There can be no doubt that we are unlikely ever again to see new Defined Benefit pension schemes established. The future is money purchase.

 

What next?

The real issue is the amount that will need to be set aside from income into these new arrangements to stand a fighting chance of providing a decent retirement fund.

 

Right now, the average contribution, from both employer and employee, into a pension is 6.5%, before tax relief. The NPSS proposal is for a base line of 8%, including tax relief.

 

The expert consensus is that a figure of 15% of salary including tax relief is the bare minimum needed by way of a contribution throughout an individual’s working life to accumulate a fund likely to provide a pension of around 50% of final salary.
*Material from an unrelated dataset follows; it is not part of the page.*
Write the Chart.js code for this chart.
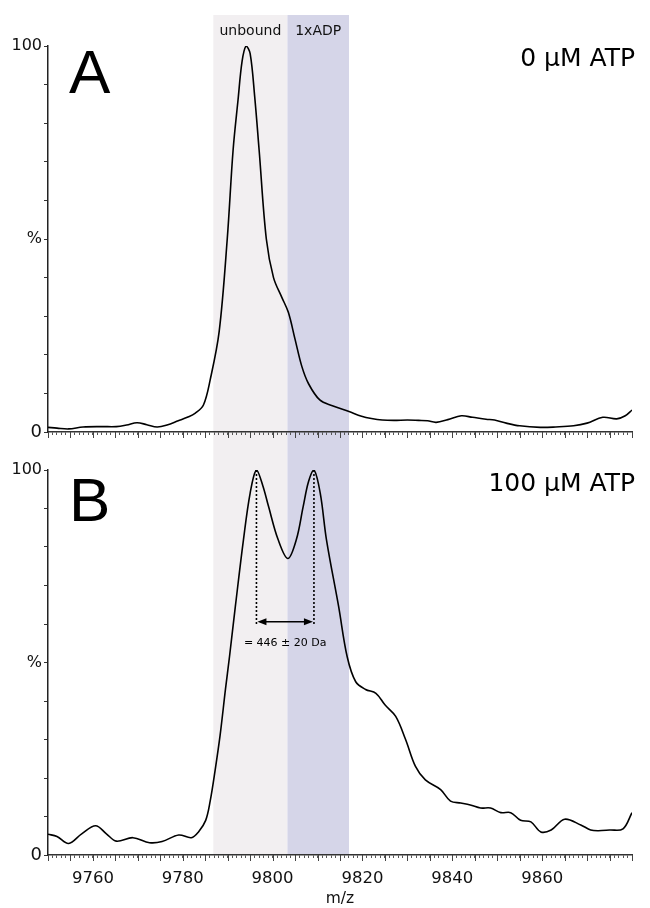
<!DOCTYPE html>
<html><head><meta charset="utf-8">
<script src="https://cdn.jsdelivr.net/npm/chart.js@4/dist/chart.umd.min.js"></script>
<style>
html,body{margin:0;padding:0;background:#fff;}
#wrap{position:relative;width:650px;height:908px;overflow:hidden;}
.box{position:absolute;left:0;width:650px;}
</style></head><body>
<div id="wrap">
  <div class="box" style="top:0;height:445px"><canvas id="cA" width="650" height="445"></canvas></div>
  <div class="box" style="top:445px;height:463px"><canvas id="cB" width="650" height="463"></canvas></div>
</div>
<script>
// ---------- data ----------
const mzA = [9750, 9752, 9754.6, 9757.8, 9762, 9765.2, 9767.5, 9769.8, 9772, 9774.3, 9776.5, 9779, 9781, 9782.8, 9784.6, 9786.1, 9788.1, 9789.9, 9791.2, 9792.3, 9793.2, 9794.1, 9795, 9796, 9797, 9798.6, 9800.2, 9802, 9803.5, 9805, 9806.5, 9808, 9810.5, 9813.3, 9817, 9819.8, 9822, 9824.4, 9827, 9830, 9832.5, 9834.5, 9836.4, 9839, 9842, 9844.5, 9847.5, 9849.4, 9852, 9855, 9859.6, 9863, 9867, 9870, 9873.5, 9876.6, 9878.5, 9880];
const pctA = [1.2, 1.0, 0.8, 1.3, 1.4, 1.4, 1.8, 2.4, 1.9, 1.3, 1.8, 2.9, 3.8, 4.9, 7, 13.5, 26, 50, 73, 86, 96, 100, 98, 87, 73, 50, 40, 35, 31, 24, 17, 12.5, 8.3, 6.8, 5.3, 4.1, 3.5, 3.1, 3.0, 3.1, 3.0, 2.9, 2.5, 3.2, 4.2, 3.8, 3.3, 3.1, 2.3, 1.6, 1.2, 1.3, 1.6, 2.3, 3.8, 3.4, 4.2, 5.7];

const mzB = [9750, 9752, 9754.6, 9757.5, 9760.6, 9763, 9765.2, 9768.9, 9772.6, 9775.4, 9779.1, 9781.9, 9783.5, 9785.1, 9786.1, 9787.2, 9788.3, 9789.5, 9790.4, 9791.7, 9793.5, 9795, 9796.4, 9797.8, 9799.1, 9801.2, 9803.4, 9805.3, 9806.8, 9808, 9809.2, 9810.6, 9812, 9814.7, 9816.6, 9818.5, 9820.7, 9823, 9825, 9827.4, 9829.6, 9831.8, 9834, 9837.4, 9839.6, 9841.9, 9844, 9846.3, 9848.5, 9850.8, 9853, 9855.2, 9857.5, 9859.7, 9862, 9865, 9868.6, 9870.8, 9872.5, 9875, 9878, 9880];
const pctB = [5.4, 4.8, 3.0, 5.5, 7.6, 5.5, 3.6, 4.5, 3.2, 3.5, 5.2, 4.5, 6, 9, 14, 22, 31, 43, 51.5, 64.5, 81.8, 94, 100, 96, 90.5, 82, 77, 82, 90.5, 97, 100, 94, 81.8, 64.5, 51.5, 45, 43, 42, 39, 36, 30, 23, 19.5, 17, 14, 13.5, 13, 12.2, 12.2, 11, 11, 9, 8.6, 6, 6.5, 9.3, 7.8, 6.5, 6.3, 6.5, 6.8, 11];

const xRange = [9750, 9880];
const xLabelValues = [9760, 9780, 9800, 9820, 9840, 9860];
const yTickLabels = {100: '100', 50: '%', 0: '0'};
const bandEdges = [9786.8, 9803.3, 9817];
const bandLabels = ['unbound', '1xADP'];
const peaksB = [9796.4, 9809.2];
const diffText = '= 446 \u00B1 20 Da';
const panelLetters = ['A', 'B'];
const panelTitles = ['0 \u03BCM ATP', '100 \u03BCM ATP'];

// ---------- styling ----------
const FONT = '"DejaVu Sans", Verdana, sans-serif';
const bandColors = ['#f2eff1', '#d5d5e8'];

const bandsPlugin = {
  id: 'bands',
  beforeDraw(chart, args, opts) {
    const {ctx, scales: {x}} = chart;
    const top = opts.top;
    const bottom = opts.bottom === 'area' ? chart.chartArea.bottom : chart.height;
    ctx.save();
    for (let i = 0; i < bandLabels.length; i++) {
      const x0 = x.getPixelForValue(bandEdges[i]);
      const x1 = x.getPixelForValue(bandEdges[i + 1]);
      ctx.fillStyle = bandColors[i];
      ctx.fillRect(x0, top, x1 - x0, bottom - top);
      if (opts.labels) {
        ctx.fillStyle = '#111';
        ctx.font = '14px ' + FONT;
        ctx.textAlign = 'center';
        ctx.textBaseline = 'middle';
        ctx.fillText(bandLabels[i], (x0 + x1) / 2, 31);
      }
    }
    ctx.restore();
  },
  afterDraw(chart, args, opts) {
    const {ctx, scales: {x}, chartArea} = chart;
    ctx.save();
    ctx.strokeStyle = '#444';
    ctx.lineWidth = 1;
    for (let v = Math.ceil(xRange[0] / 5) * 5; v <= xRange[1]; v += 5) {
      const px = Math.round(x.getPixelForValue(v)) + 0.5;
      ctx.beginPath();
      ctx.moveTo(px, chartArea.bottom);
      ctx.lineTo(px, chartArea.bottom + 6);
      ctx.stroke();
    }
    ctx.fillStyle = '#000';
    ctx.textBaseline = 'alphabetic';
    ctx.font = '62px "Liberation Sans", Arial, sans-serif';
    ctx.textAlign = 'left';
    ctx.fillText(opts.letter, 69, opts.letterY);
    ctx.font = '25px ' + FONT;
    ctx.textAlign = 'right';
    ctx.fillText(opts.title, 635, opts.titleY);
    ctx.restore();
  }
};

const arrowPlugin = {
  id: 'arrowAnno',
  afterDatasetsDraw(chart, args, opts) {
    if (!opts.show) return;
    const {ctx, scales: {x, y}} = chart;
    const xa = x.getPixelForValue(peaksB[0]);
    const xb = x.getPixelForValue(peaksB[1]);
    const yTop = y.getPixelForValue(100);
    const yBot = y.getPixelForValue(59.5);
    const yArr = y.getPixelForValue(60.6);
    ctx.save();
    ctx.strokeStyle = '#000';
    ctx.lineWidth = 1.6;
    ctx.setLineDash([2, 2]);
    [xa, xb].forEach(px => {
      ctx.beginPath(); ctx.moveTo(px, yTop); ctx.lineTo(px, yBot); ctx.stroke();
    });
    ctx.setLineDash([]);
    ctx.lineWidth = 1.5;
    ctx.beginPath(); ctx.moveTo(xa + 4, yArr); ctx.lineTo(xb - 4, yArr); ctx.stroke();
    ctx.fillStyle = '#000';
    ctx.beginPath(); ctx.moveTo(xa + 1, yArr); ctx.lineTo(xa + 10, yArr - 3.5); ctx.lineTo(xa + 10, yArr + 3.5); ctx.closePath(); ctx.fill();
    ctx.beginPath(); ctx.moveTo(xb - 1, yArr); ctx.lineTo(xb - 10, yArr - 3.5); ctx.lineTo(xb - 10, yArr + 3.5); ctx.closePath(); ctx.fill();
    ctx.font = '11px ' + FONT;
    ctx.textAlign = 'center';
    ctx.textBaseline = 'middle';
    ctx.fillText(diffText, (xa + xb) / 2, y.getPixelForValue(55));
    ctx.restore();
  }
};

function makeChart(id, mz, pct, cfg) {
  const data = mz.map((m, i) => ({x: m, y: pct[i]}));
  return new Chart(document.getElementById(id), {
    type: 'line',
    data: {datasets: [{data, borderColor: '#000', borderWidth: 1.6, pointRadius: 0, tension: 0.35, fill: false}]},
    plugins: [bandsPlugin, arrowPlugin],
    options: {
      responsive: false,
      animation: false,
      events: [],
      layout: {padding: {top: cfg.padTop, right: 18, bottom: 0, left: 0}},
      plugins: {
        legend: {display: false},
        tooltip: {enabled: false},
        bands: {top: cfg.bandTop, bottom: cfg.bandBottom, labels: cfg.bandLabels, letter: cfg.letter, letterY: cfg.letterY, title: cfg.title, titleY: cfg.titleY},
        arrowAnno: {show: cfg.arrow}
      },
      scales: {
        x: {
          type: 'linear', min: xRange[0], max: xRange[1],
          afterBuildTicks: s => { const t = []; for (let v = xRange[0]; v <= xRange[1]; v++) t.push({value: v}); s.ticks = t; },
          afterFit: s => { s.height = cfg.xHeight; },
          ticks: {
            display: cfg.xLabels, autoSkip: false, maxRotation: 0, padding: 11, color: '#111',
            font: {family: FONT, size: 16.5},
            callback: v => xLabelValues.includes(v) ? String(v) : ''
          },
          grid: {display: true, drawOnChartArea: false, drawTicks: true, tickLength: 3, color: '#555', lineWidth: 1},
          border: {display: true, color: '#333', width: 1.5},
          title: {display: cfg.xLabels, text: 'm/z', color: '#111', font: {family: FONT, size: 15.5}, padding: {top: 0, bottom: 0}}
        },
        y: {
          type: 'linear', min: 0, max: 100,
          afterBuildTicks: s => { const t = []; for (let v = 0; v <= 100; v += 10) t.push({value: v}); s.ticks = t; },
          afterFit: s => { s.width = 48; },
          ticks: {
            autoSkip: false, padding: 2, color: '#111',
            font: c => ({family: FONT, size: c.tick && c.tick.value === 0 ? 18 : 16}),
            callback: v => yTickLabels[v] !== undefined ? yTickLabels[v] : ''
          },
          grid: {display: true, drawOnChartArea: false, drawTicks: true, tickLength: 4, color: '#333', lineWidth: 1},
          border: {display: true, color: '#222', width: 1.5}
        }
      }
    }
  });
}

makeChart('cA', mzA, pctA, {padTop: 46, bandTop: 15, bandBottom: 'canvas', bandLabels: true, xHeight: 13, xLabels: false, letter: panelLetters[0], letterY: 93, title: panelTitles[0], titleY: 66, arrow: false});
makeChart('cB', mzB, pctB, {padTop: 25, bandTop: 0, bandBottom: 'area', bandLabels: false, xHeight: 53, xLabels: true, letter: panelLetters[1], letterY: 521 - 445, title: panelTitles[1], titleY: 491 - 445, arrow: true});
</script>
</body></html>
This figure is hard to predict because of uncertainties around future annuity rates and investment returns, but anecdotally, it feels about right.

 

There is clearly a major education job to do in the UK to get people to engage with long term saving on a realistic basis.

 

The jury is out as to whether the ‘soft compulsion’ of the NPSS will be enough to raise the figure of 58% of the working population who are members of ANY pension scheme.

 

The concept that over four out of 10 people are not even attempting to provide for their old age certainly scares me.